1月の前半の日本経済新聞の経済コラム「やさしい経済学」に、京都大学総合人間学部准教授の柴田悠(しばた・はるか)氏が『幸せに生きるために』と題する興味深い連載を残しています。
幸福を感じることはそれ自体で価値のあるものだが、それぞれの個人に対しても(実際に生きていくうえでの)さらなるメリットをもたらすと氏はこのコラムに綴っています。
米カリフォルニア大学のソニア・リュボミアスキー教授らの研究などによれば、幸福感がより高い人は、例え生活水準などが同じでも、他人の利益を意識した行動に向かう傾向や仕事の質・満足感・収入がより高く(収入は約20パーセント増加)、人間関係はより豊かだったとされている。さらに、負傷や疾病、死亡のリスクがより低く、寿命が7.5年ほど長いことも分かったということです。
また、「幸福感」の研究を進める関西福祉科学大学の島井哲志教授は近著において、「各瞬間の幸福感」ではなく、「後で幸福感をもたらすような行動や経験」が人の行動や考え方に大きな影響を及ぼすことを示唆していると柴田氏は語っています。
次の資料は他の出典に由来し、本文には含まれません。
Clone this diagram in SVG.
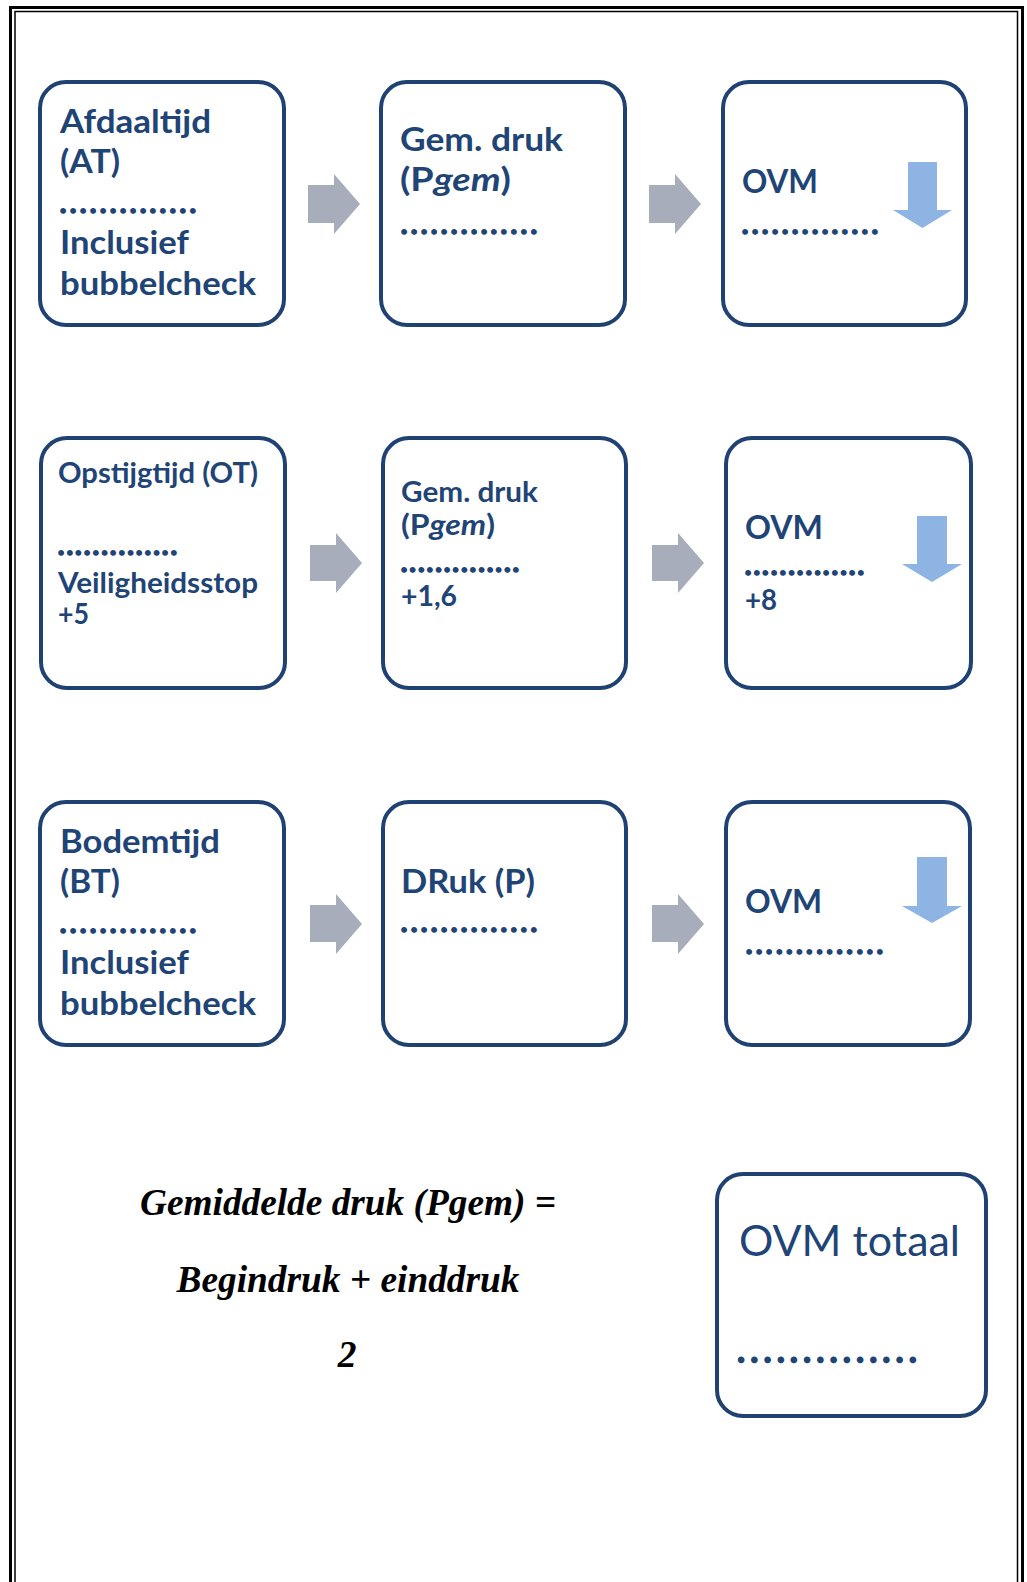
<svg xmlns="http://www.w3.org/2000/svg" width="1027" height="1582" viewBox="0 0 1027 1582">
<style>
.box{fill:#fff;stroke:#1f4273;stroke-width:4}
.t{font-family:Lato,"Liberation Sans",sans-serif;font-weight:bold;fill:#1f4476}
.big{font-size:33px}
.mid{font-size:28.5px}
.dots{font-family:Lato,"Liberation Sans",sans-serif;font-weight:900;fill:#1f4476;stroke:#1f4476;stroke-width:1.6;font-size:26px}
.reg{font-family:Lato,"Liberation Sans",sans-serif;font-weight:normal;fill:#1f4476;font-size:42px}
.f{font-family:"Liberation Serif","Times New Roman",serif;font-weight:bold;font-style:italic;font-size:37.5px;fill:#000}
.gray{fill:#a7adba}
.blue{fill:#8db4e3}
</style>
<rect width="1027" height="1582" fill="#fff"/>
<g id="frame" fill="none" stroke="#000">
<path d="M10.5 1590 V7.5 H1022.5 V1590" stroke-width="3"/>
<path d="M15 1590 V11.5 H1017.5 V1590" stroke-width="1.5"/>
</g>

<g id="connectors">
<polygon class="gray" points="308,185 334,185 334,174 360,204 334,234 334,223 308,223"/>
<polygon class="gray" points="649,185 675,185 675,174 701,204 675,234 675,223 649,223"/>
<polygon class="gray" points="310,545 336,545 336,533 362,563 336,593 336,581 310,581"/>
<polygon class="gray" points="652,545 678,545 678,533 704,563 678,593 678,581 652,581"/>
<polygon class="gray" points="310,905 336,905 336,894 362,924 336,954 336,942 310,942"/>
<polygon class="gray" points="652,905 678,905 678,894 704,924 678,954 678,942 652,942"/>
</g>

<g id="node-afdaaltijd">
<rect class="box" x="40" y="82" width="244" height="243" rx="26"/>
<text class="t big" x="60" y="133" textLength="151" lengthAdjust="spacingAndGlyphs">Afdaaltijd</text>
<text class="t big" x="60" y="173" textLength="60" lengthAdjust="spacingAndGlyphs">(AT)</text>
<text class="dots" x="60" y="213" textLength="136" lengthAdjust="spacing">..............</text>
<text class="t big" x="60" y="254" textLength="129" lengthAdjust="spacingAndGlyphs">Inclusief</text>
<text class="t big" x="60" y="295" textLength="196" lengthAdjust="spacingAndGlyphs">bubbelcheck</text>
</g>

<g id="node-gemdruk-1">
<rect class="box" x="381" y="82" width="244" height="243" rx="26"/>
<text class="t big" x="400" y="151" textLength="163" lengthAdjust="spacingAndGlyphs">Gem. druk</text>
<text class="t big" x="400" y="191" textLength="111" lengthAdjust="spacingAndGlyphs">(P<tspan font-style="italic">gem</tspan>)</text>
<text class="dots" x="401" y="234" textLength="136" lengthAdjust="spacing">..............</text>
</g>

<g id="node-ovm-1">
<rect class="box" x="723" y="82" width="243" height="243" rx="26"/>
<text class="t big" x="742" y="193" textLength="76" lengthAdjust="spacingAndGlyphs">OVM</text>
<text class="dots" x="742" y="234" textLength="136" lengthAdjust="spacing">..............</text>
<polygon class="blue" points="908,162 937,162 937,210 952,210 922.5,228 893,210 908,210"/>
</g>

<g id="node-opstijgtijd">
<rect class="box" x="41" y="438" width="244" height="250" rx="26"/>
<text class="t mid" x="58" y="483" textLength="200" lengthAdjust="spacingAndGlyphs">Opstijgtijd (OT)</text>
<text class="dots" x="58" y="555" font-size="23" textLength="119" lengthAdjust="spacing">..............</text>
<text class="t mid" x="58" y="593" textLength="200" lengthAdjust="spacingAndGlyphs">Veiligheidsstop</text>
<text class="t mid" x="58" y="624" textLength="31" lengthAdjust="spacingAndGlyphs">+5</text>
</g>

<g id="node-gemdruk-2">
<rect class="box" x="383" y="438" width="243" height="250" rx="26"/>
<text class="t mid" x="401" y="502" textLength="137" lengthAdjust="spacingAndGlyphs">Gem. druk</text>
<text class="t mid" x="401" y="535" textLength="94" lengthAdjust="spacingAndGlyphs">(P<tspan font-style="italic">gem</tspan>)</text>
<text class="dots" x="401" y="572" font-size="23" textLength="118" lengthAdjust="spacing">..............</text>
<text class="t mid" x="401" y="606" textLength="56" lengthAdjust="spacingAndGlyphs">+1,6</text>
</g>

<g id="node-ovm-2">
<rect class="box" x="726" y="438" width="245" height="250" rx="26"/>
<text class="t big" x="745" y="539" textLength="78" lengthAdjust="spacingAndGlyphs">OVM</text>
<text class="dots" x="745" y="575" font-size="23" textLength="119" lengthAdjust="spacing">..............</text>
<text class="t mid" x="745" y="610" textLength="32" lengthAdjust="spacingAndGlyphs">+8</text>
<polygon class="blue" points="917,516 947,516 947,564 962,564 932,582 902,564 917,564"/>
</g>

<g id="node-bodemtijd">
<rect class="box" x="40" y="802" width="244" height="243" rx="26"/>
<text class="t big" x="60" y="853" textLength="160" lengthAdjust="spacingAndGlyphs">Bodemtijd</text>
<text class="t big" x="60" y="893" textLength="60" lengthAdjust="spacingAndGlyphs">(BT)</text>
<text class="dots" x="60" y="933" textLength="136" lengthAdjust="spacing">..............</text>
<text class="t big" x="60" y="974" textLength="129" lengthAdjust="spacingAndGlyphs">Inclusief</text>
<text class="t big" x="60" y="1015" textLength="196" lengthAdjust="spacingAndGlyphs">bubbelcheck</text>
</g>

<g id="node-druk">
<rect class="box" x="383" y="802" width="243" height="243" rx="26"/>
<text class="t big" x="401" y="893" textLength="134" lengthAdjust="spacingAndGlyphs">DRuk (P)</text>
<text class="dots" x="401" y="932" textLength="136" lengthAdjust="spacing">..............</text>
</g>

<g id="node-ovm-3">
<rect class="box" x="726" y="802" width="244" height="243" rx="26"/>
<text class="t big" x="745" y="913" textLength="77" lengthAdjust="spacingAndGlyphs">OVM</text>
<text class="dots" x="746" y="954" textLength="137" lengthAdjust="spacing">..............</text>
<polygon class="blue" points="917,857 947,857 947,906 962,906 932,923 902,906 917,906"/>
</g>

<g id="formula">
<text class="f" x="348" y="1215" text-anchor="middle" textLength="416" lengthAdjust="spacingAndGlyphs">Gemiddelde druk (Pgem) =</text>
<text class="f" x="348" y="1292" text-anchor="middle" textLength="343" lengthAdjust="spacingAndGlyphs">Begindruk + einddruk</text>
<text class="f" x="347" y="1367" text-anchor="middle">2</text>
</g>

<g id="node-ovm-totaal">
<rect class="box" x="717" y="1174" width="269" height="242" rx="26"/>
<text class="reg" x="739" y="1256" textLength="221" lengthAdjust="spacingAndGlyphs">OVM totaal</text>
<text class="dots" x="738" y="1362" font-size="32" style="stroke-width:2.4" textLength="178" lengthAdjust="spacing">..............</text>
</g>
</svg>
人はどうすれば幸福になれるのか。それ自体は人文科学が追い求めている究極の目標なのかもしれませんが、実は日常的な行動の中で試せる案外簡単な方法によって、私たちも(自身の)幸福感を高めることができるというのがこのコラムにおいて氏の指摘するところです。
その一つ目は、毎日の食事を「味わって食べる」ということ。カナダのブリティッシュコロンビア大学ヤン・コーニル准教授らの調査では、味わって食べる習慣は学歴や所得とは有意な関連はないが、幸福感とは有意な正の相関があることがわかったと氏は言います。
つまり、学歴や所得にかかわらず、この習慣が顕著な人は幸福感が高い傾向があるということ。もちろん、味わって食べることで幸福感が高まるのか、幸福感が高いから(日々の糧に感謝して)味わって食べるのかは分かりません。しかし、味わって食べていない人からは「幸せ」が逃げて行ってしまうというのは何となくわかるような気もします。
因みに、この習慣と肥満の程度は(必ずしも)相関していないと氏は話しています。むしろこの習慣が顕著な人は、(有難いと思い噛みしめている分)小食の傾向が強いということです。
幸福感を高めるための二つ目の方法は、「経験を味わうこと」だと柴田氏はこのコラムに記しています。
カナダのビクトリア大学のポール・ホセ准教授らのグループの調査では、この傾向が強い人は、ポジティブな出来事が少なくても(つまり「上手くいかないこと」が続いても)、多い人と同程度の高い幸福感を感じていたということ。しかも、「ポジティブな出来事が多くてもそれを味わうことのない人」と比べ、幸福感が有意に高かったということです。
詳細を見ていくと、「経験を味わう」ことのない人はポジティブな出来事の頻度によって幸福感が影響を受け、一喜一憂していたと氏は説明しています。一方、経験を噛みしめ味わえる人は、(「気持ちいいね」とか「辛いね」などと)他者とその感情を共有することなどによって、自身も救われることが多かったということです。
そして、幸福感を高める三つ目の方法は、「自然と触れ合うこと」だと氏はしています。
米アラバマ大学のホセ・ユン教授らの調査によれば、自然の豊かな公園で20分以上の時間を過ごすと、活動量とは無関係に幸福感が高まることが判ったとのこと。また、シンガポール国立大学のリ・二エム氏らの実験では、自然公園で20分以上歩く場合、①より長時間歩く、②自然とのつながりを感じる感性が強い、③公園が混雑していない、④公園の動物多様性が高い…場合ほど幸福感を高めることが示されたということです。
自然との繋がりや自然の多様性を感じながら自然豊かな場所でできるだけ長い時間を過ごすことが、人間に幸福感をもたらすということでしょうか。人もやはり自然の中から生まれ出でた「生物」のひとつであり、対人ストレスの中で傷ついた心が、多様性の高い自然に触れ合うことで「癒される」というのは一つの道理かもしれません。
今日からでも実践できるこれら三つの方法で誰もが必ずしも幸せになれるとは思いませんが、人生を「流す」のではなく、経験をきっちりと受け止め、自身の感情をひとつひとつ確認しながら生きることが、(もしかしたら)「幸せ」の近道なのかなとコラムを読んで私も改めて感じたところです。